Ir y volver, siempre el mismo camino. Una y otra vez, repetido hasta la extenuación. Ir y volver, lugares que no nos incumben. Sitios de paso por los que jamás una presencia dejó huella. El mismo camino de ida, el mismo de vuelta. Tú lo reconoces, pero él no se ha fijado en tí.
Hay un ambiente lúgubremente eterno en la temporalidad de los caminos que nos observan.

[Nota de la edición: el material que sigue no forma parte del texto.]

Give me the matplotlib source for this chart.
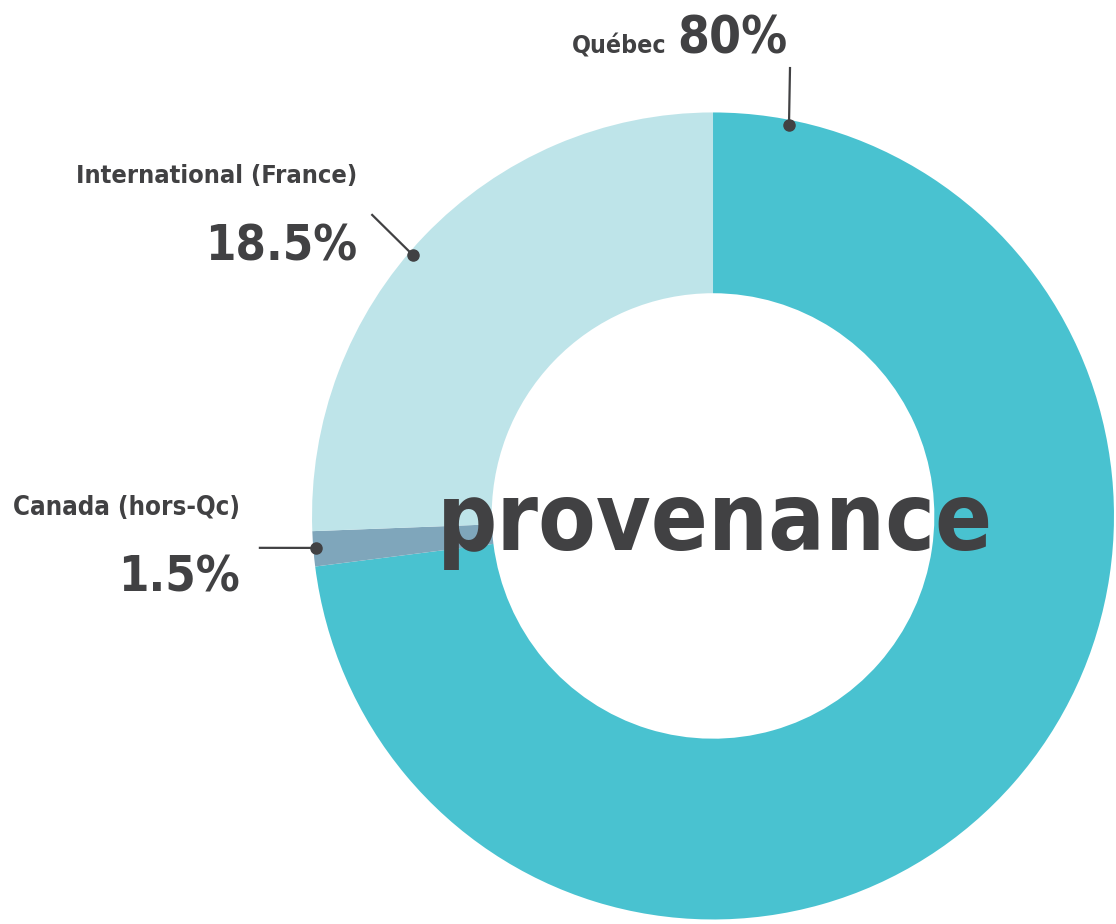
import matplotlib.pyplot as plt
import numpy as np

# provenance des participants
categories = ['Québec', 'Canada (hors-Qc)', 'International (France)']
label_pct = ['80%', '1.5%', '18.5%']
# parts telles que dessinées dans l'anneau
slice_shares = [73.0, 1.4, 25.6]
colors = ['#49c2d0', '#7fa6bb', '#bee4e9']
ink = '#414143'

plt.rcParams['font.family'] = ['DejaVu Sans']
plt.rcParams['font.stretch'] = 'condensed'
plt.rcParams['font.weight'] = 'bold'

fig = plt.figure(figsize=(11.16, 9.24), dpi=100)
ax = fig.add_axes([0.2796, 0.0049, 0.7186, 0.8734])

ax.pie(slice_shares, colors=colors, startangle=90, counterclock=False,
       radius=1, wedgeprops=dict(width=0.448, edgecolor='none'))
ax.set_aspect('auto')
ax.set_xlim(-1, 1)
ax.set_ylim(-1, 1)
ax.axis('off')

# leader lines: (angle on ring, line start)
leaders = [(79, (0.192, 1.110)), (184.6, (-1.130, -0.079)), (139, (-0.850, 0.746))]
for ang, (x0, y0) in leaders:
    x1 = 0.993 * np.cos(np.radians(ang))
    y1 = 0.987 * np.sin(np.radians(ang))
    ax.plot([x0, x1], [y0, y1], color=ink, lw=1.6, clip_on=False)
    ax.plot(x1, y1, 'o', color=ink, ms=8, clip_on=False)

texts = []  # (text, max width px)
t = ax.text(-0.115, 1.145, categories[0], ha='right', va='baseline', fontsize=22, color=ink)
texts.append((t, 94))
t = ax.text(-0.090, 1.145, label_pct[0], ha='left', va='baseline', fontsize=39, color=ink)
texts.append((t, 110))
t = ax.text(-0.888, 0.825, categories[2], ha='right', va='baseline', fontsize=20, color=ink)
texts.append((t, 282))
t = ax.text(-0.888, 0.632, label_pct[2], ha='right', va='baseline', fontsize=46, color=ink)
texts.append((t, 152))
t = ax.text(-1.180, 0.0025, categories[1], ha='right', va='baseline', fontsize=21, color=ink)
texts.append((t, 226))
t = ax.text(-1.180, -0.186, label_pct[1], ha='right', va='baseline', fontsize=45, color=ink)
texts.append((t, 122))
t = ax.text(0.005, -0.084, 'provenance', ha='center', va='baseline', fontsize=90, color=ink)
texts.append((t, 556))

# shrink texts that run wider than in the original layout
renderer = fig.canvas.get_renderer()
for t, w in texts:
    bw = t.get_window_extent(renderer).width
    if bw > w:
        t.set_fontsize(t.get_fontsize() * w / bw)

fig.savefig('out.png', dpi=100)
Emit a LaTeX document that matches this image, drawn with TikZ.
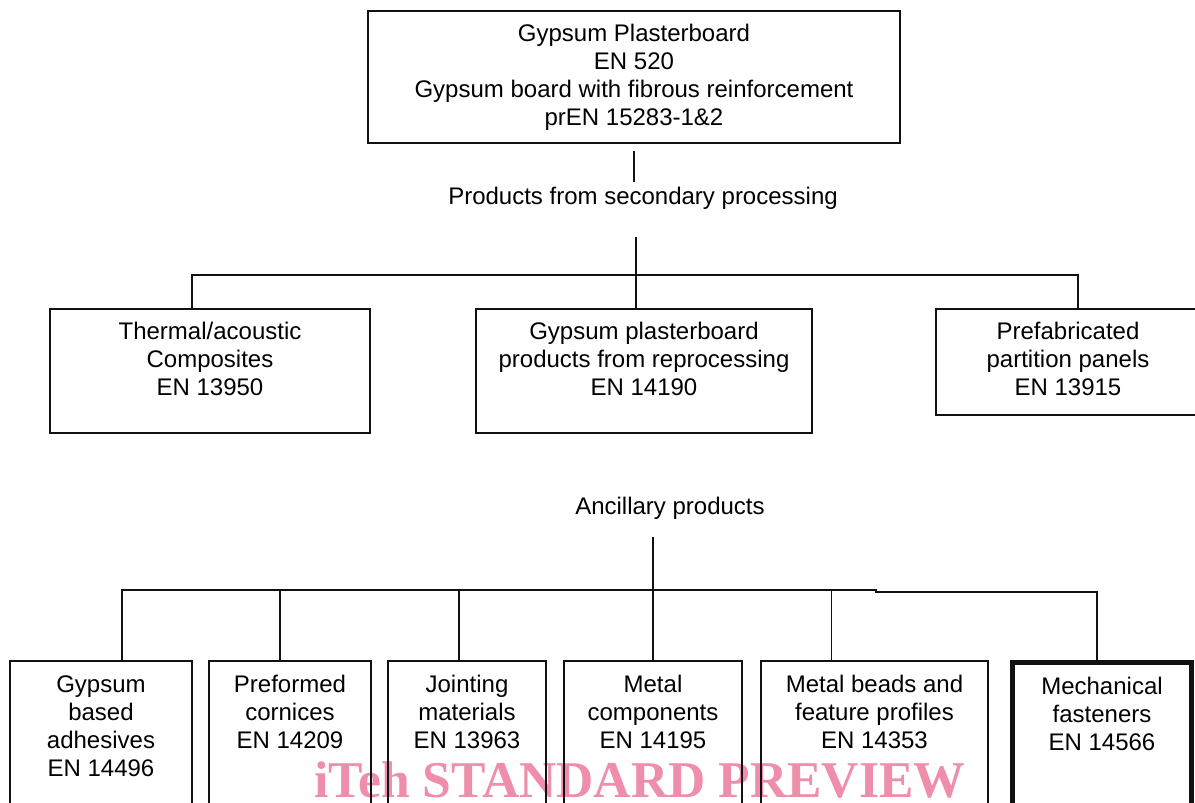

Ir y volver. ¿Ir para volver? Volver para no hacer nunca nada más en la vida. Siempre hay que ir, pero a dónde. Ir todo el rato, ir todos los días, pero... ¿para qué? Somos tan miserablemente insignificantes que es futil moverse. También lo es quedarse quieto. Por eso vamos y venimos, para engañarnos y no comparecer ante el error que es, en sí, la creencia de existencia. Las cosas desaparecen a cada instante, los pasos quedan atrás a cada momento, nosotros nos evaporamos en cada palabra, en cada pensamiento, en cada paso y en cada silencio. ¿Hay algo? Parece ser que sí, pero...¿dónde? ¿y qué utilidad tiene? ¿Qué me aporta y, lo que es más importante, que le aporto yo?
Frío, calor, inconstancia e indeterminación. Enormes interrogaciones que sólo contienen una pequeña ignorancia sobre lo que es todo este universo. Todo lo que tenemos son resquicios psíquicos de lo que en otro tiempo pasó. A lo largo de la vida iremos echando al recuerdo muchos más escombros. Eso es el presente: una enorme máquina productora de escombros.
Vuela, vuela, todo vuela. Todo se va sin decir adiós. La ventana, el color, los tejados húmedos de invierno, los sueños sempiternos que alguna vez hicimos realidad.
Reivindico el olvido. Me rebelo contra todo recuerdo y diría más, existe una desconocida necesidad de asesinarlo. Es la única forma de mantener la esperanza de que la vida te sorprenda. Si no la vida ya está vivida, la sorpresa ya está dada y la esperanza desesperada.